§ WHAT IS NEEDED: Leave out the pictures and copy everything else below exactly.

§ DATA SECTION:
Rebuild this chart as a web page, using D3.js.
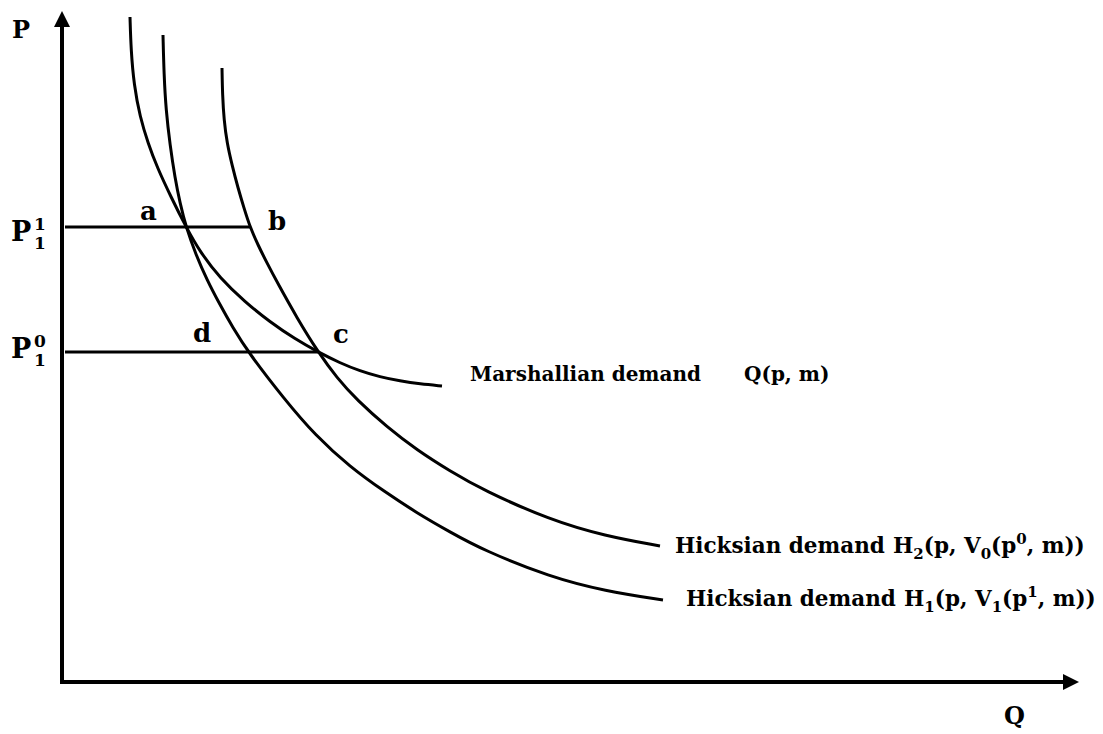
<!DOCTYPE html>
<html>
<head>
<meta charset="utf-8">
<script src="https://cdn.jsdelivr.net/npm/d3@7"></script>
<style>
  body { margin: 0; background: #fff; }
  text { font-family: "DejaVu Serif", serif; font-weight: bold; fill: #000; }
</style>
</head>
<body>
<div id="chart"></div>
<script>
let w = 1103;
let h = 734;

// price levels (P1 at time 1 and time 0)
const priceLevels = [455, 330];
const priceQEnd = [187, 255];   // where each horizontal line stops (b and c)

// Marshallian demand Q(p, m)
const marshallQ = [67, 68, 71, 77, 85, 94, 108, 123, 137, 157, 182, 207, 232, 255, 277, 297, 317, 337, 357, 379];
const marshallP = [665, 632, 597, 565, 539, 515, 485, 455, 430, 404, 380, 360, 343, 330, 319, 311, 305, 301, 298, 296];

// Hicksian demand H1
const hicks1Q = [100, 101, 103, 107, 112, 117, 123, 133, 144, 156, 170, 185, 222, 252, 287, 322, 354, 387, 420, 487, 542, 600];
const hicks1P = [647, 607, 572, 537, 504, 479, 455, 427, 402, 379, 354, 330, 282, 247, 215, 190, 169, 150, 132, 105, 91, 82];

// Hicksian demand H2
const hicks2Q = [159, 159.5, 161, 164, 169, 175, 181, 187, 195, 204, 214, 234, 255, 274, 294, 324, 354, 387, 420, 487, 542, 597];
const hicks2P = [614, 587, 562, 539, 517, 494, 474, 455, 437, 419, 400, 364, 330, 304, 282, 255, 232, 211, 192, 162, 146, 136];

// point labels a, b, c, d
const pointNames = ["a", "b", "d", "c"];
const pointQ = [77, 205, 130, 270];
const pointP = [462, 452, 340, 339];

let svg = d3.select("#chart")
    .append("svg")
    .attr("width", w)
    .attr("height", h);

let xScale = d3.scaleLinear().domain([0, 1015]).range([63, 1078]);
let yScale = d3.scaleLinear().domain([0, 670]).range([682, 12]);

// arrow heads
svg.append("defs").append("marker")
    .attr("id", "arrow")
    .attr("viewBox", "0 0 10 10")
    .attr("refX", 0)
    .attr("refY", 5)
    .attr("markerUnits", "userSpaceOnUse")
    .attr("markerWidth", 16)
    .attr("markerHeight", 17)
    .attr("orient", "auto")
    .append("path")
    .attr("d", "M0,0L10,5L0,10z")
    .attr("fill", "#000");

let line = d3.line()
    .x(d => xScale(d[0]))
    .y(d => yScale(d[1]));

// axes
svg.append("path")
    .attr("d", line([[-1, -2], [-1, 655]]))
    .attr("stroke", "#000").attr("stroke-width", 4).attr("fill", "none")
    .attr("marker-end", "url(#arrow)");
svg.append("path")
    .attr("d", line([[-3, 0], [1000, 0]]))
    .attr("stroke", "#000").attr("stroke-width", 4).attr("fill", "none")
    .attr("marker-end", "url(#arrow)");

// horizontal price lines
priceLevels.forEach((p, i) => {
    svg.append("path")
        .attr("d", line([[2, p], [priceQEnd[i], p]]))
        .attr("stroke", "#000").attr("stroke-width", 3).attr("fill", "none");
});

// demand curves
let curve = d3.line()
    .x(d => xScale(d[0]))
    .y(d => yScale(d[1]))
    .curve(d3.curveBasis);

[[marshallQ, marshallP], [hicks1Q, hicks1P], [hicks2Q, hicks2P]].forEach(s => {
    svg.append("path")
        .datum(d3.zip(s[0], s[1]))
        .attr("d", curve)
        .attr("stroke", "#000")
        .attr("stroke-width", 3)
        .attr("fill", "none");
});

// axis titles
svg.append("text").attr("x", 12).attr("y", 38).style("font-size", "24px").text("P");
svg.append("text").attr("x", 1004).attr("y", 724).style("font-size", "24px").text("Q");

// price labels
let supers = ["1", "0"];
priceLevels.forEach((p, i) => {
    let y0 = yScale(p);
    let base = i == 0 ? y0 + 14 : y0 + 6;
    svg.append("text").attr("x", 11).attr("y", base).style("font-size", "27px").text("P");
    svg.append("text").attr("x", 34).attr("y", base - 11).style("font-size", "17px").text(supers[i]);
    svg.append("text").attr("x", 34).attr("y", base + 8).style("font-size", "17px").text("1");
});

// point labels
pointNames.forEach((n, i) => {
    svg.append("text")
        .attr("x", xScale(pointQ[i]))
        .attr("y", yScale(pointP[i]))
        .style("font-size", "26px")
        .text(n);
});

// curve labels with sub/superscripts
function label(x, y, size, parts) {
    let t = svg.append("text").attr("x", x).attr("y", y).style("font-size", size + "px");
    parts.forEach(p => {
        let s = t.append("tspan").text(p[0]);
        if (p[1] == "sub") s.attr("dy", 6).style("font-size", "15px");
        else if (p[1] == "sup") s.attr("dy", -9).style("font-size", "15px");
        else if (p[1] == "up") s.attr("dy", -6);
        else if (p[1] == "down") s.attr("dy", 9);
        if (p[2] != null) s.attr("x", p[2]);
    });
}

label(470, 381, 20, [["Marshallian demand"], ["Q(p, m)", "", 744]]);
label(675, 553, 21.5, [["Hicksian demand"], ["H", "", 893], ["2", "sub"], ["(p, V", "up"], ["0", "sub"], ["(p", "up"], ["0", "sup"], [", m))", "down"]]);
label(686, 606, 21.5, [["Hicksian demand"], ["H", "", 904], ["1", "sub"], ["(p, V", "up"], ["1", "sub"], ["(p", "up"], ["1", "sup"], [", m))", "down"]]);
</script>
</body>
</html>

§ EXERCISE RESPONSE:
Rebuild this chart as a web page, using D3.js.
<!DOCTYPE html>
<html>
<head>
<meta charset="utf-8">
<script src="https://cdn.jsdelivr.net/npm/d3@7"></script>
<style>
  body { margin: 0; background: #fff; }
  text { font-family: "DejaVu Serif", serif; font-weight: bold; fill: #000; }
</style>
</head>
<body>
<div id="chart"></div>
<script>
let w = 1103;
let h = 734;

// price levels (P1 at time 1 and time 0)
const priceLevels = [455, 330];
const priceQEnd = [187, 255];   // where each horizontal line stops (b and c)

// Marshallian demand Q(p, m)
const marshallQ = [67, 68, 71, 77, 85, 94, 108, 123, 137, 157, 182, 207, 232, 255, 277, 297, 317, 337, 357, 379];
const marshallP = [665, 632, 597, 565, 539, 515, 485, 455, 430, 404, 380, 360, 343, 330, 319, 311, 305, 301, 298, 296];

// Hicksian demand H1
const hicks1Q = [100, 101, 103, 107, 112, 117, 123, 133, 144, 156, 170, 185, 222, 252, 287, 322, 354, 387, 420, 487, 542, 600];
const hicks1P = [647, 607, 572, 537, 504, 479, 455, 427, 402, 379, 354, 330, 282, 247, 215, 190, 169, 150, 132, 105, 91, 82];

// Hicksian demand H2
const hicks2Q = [159, 159.5, 161, 164, 169, 175, 181, 187, 195, 204, 214, 234, 255, 274, 294, 324, 354, 387, 420, 487, 542, 597];
const hicks2P = [614, 587, 562, 539, 517, 494, 474, 455, 437, 419, 400, 364, 330, 304, 282, 255, 232, 211, 192, 162, 146, 136];

// point labels a, b, c, d
const pointNames = ["a", "b", "d", "c"];
const pointQ = [77, 205, 130, 270];
const pointP = [462, 452, 340, 339];

let svg = d3.select("#chart")
    .append("svg")
    .attr("width", w)
    .attr("height", h);

let xScale = d3.scaleLinear().domain([0, 1015]).range([63, 1078]);
let yScale = d3.scaleLinear().domain([0, 670]).range([682, 12]);

// arrow heads
svg.append("defs").append("marker")
    .attr("id", "arrow")
    .attr("viewBox", "0 0 10 10")
    .attr("refX", 0)
    .attr("refY", 5)
    .attr("markerUnits", "userSpaceOnUse")
    .attr("markerWidth", 16)
    .attr("markerHeight", 17)
    .attr("orient", "auto")
    .append("path")
    .attr("d", "M0,0L10,5L0,10z")
    .attr("fill", "#000");

let line = d3.line()
    .x(d => xScale(d[0]))
    .y(d => yScale(d[1]));

// axes
svg.append("path")
    .attr("d", line([[-1, -2], [-1, 655]]))
    .attr("stroke", "#000").attr("stroke-width", 4).attr("fill", "none")
    .attr("marker-end", "url(#arrow)");
svg.append("path")
    .attr("d", line([[-3, 0], [1000, 0]]))
    .attr("stroke", "#000").attr("stroke-width", 4).attr("fill", "none")
    .attr("marker-end", "url(#arrow)");

// horizontal price lines
priceLevels.forEach((p, i) => {
    svg.append("path")
        .attr("d", line([[2, p], [priceQEnd[i], p]]))
        .attr("stroke", "#000").attr("stroke-width", 3).attr("fill", "none");
});

// demand curves
let curve = d3.line()
    .x(d => xScale(d[0]))
    .y(d => yScale(d[1]))
    .curve(d3.curveBasis);

[[marshallQ, marshallP], [hicks1Q, hicks1P], [hicks2Q, hicks2P]].forEach(s => {
    svg.append("path")
        .datum(d3.zip(s[0], s[1]))
        .attr("d", curve)
        .attr("stroke", "#000")
        .attr("stroke-width", 3)
        .attr("fill", "none");
});

// axis titles
svg.append("text").attr("x", 12).attr("y", 38).style("font-size", "24px").text("P");
svg.append("text").attr("x", 1004).attr("y", 724).style("font-size", "24px").text("Q");

// price labels
let supers = ["1", "0"];
priceLevels.forEach((p, i) => {
    let y0 = yScale(p);
    let base = i == 0 ? y0 + 14 : y0 + 6;
    svg.append("text").attr("x", 11).attr("y", base).style("font-size", "27px").text("P");
    svg.append("text").attr("x", 34).attr("y", base - 11).style("font-size", "17px").text(supers[i]);
    svg.append("text").attr("x", 34).attr("y", base + 8).style("font-size", "17px").text("1");
});

// point labels
pointNames.forEach((n, i) => {
    svg.append("text")
        .attr("x", xScale(pointQ[i]))
        .attr("y", yScale(pointP[i]))
        .style("font-size", "26px")
        .text(n);
});

// curve labels with sub/superscripts
function label(x, y, size, parts) {
    let t = svg.append("text").attr("x", x).attr("y", y).style("font-size", size + "px");
    parts.forEach(p => {
        let s = t.append("tspan").text(p[0]);
        if (p[1] == "sub") s.attr("dy", 6).style("font-size", "15px");
        else if (p[1] == "sup") s.attr("dy", -9).style("font-size", "15px");
        else if (p[1] == "up") s.attr("dy", -6);
        else if (p[1] == "down") s.attr("dy", 9);
        if (p[2] != null) s.attr("x", p[2]);
    });
}

label(470, 381, 20, [["Marshallian demand"], ["Q(p, m)", "", 744]]);
label(675, 553, 21.5, [["Hicksian demand"], ["H", "", 893], ["2", "sub"], ["(p, V", "up"], ["0", "sub"], ["(p", "up"], ["0", "sup"], [", m))", "down"]]);
label(686, 606, 21.5, [["Hicksian demand"], ["H", "", 904], ["1", "sub"], ["(p, V", "up"], ["1", "sub"], ["(p", "up"], ["1", "sup"], [", m))", "down"]]);
</script>
</body>
</html>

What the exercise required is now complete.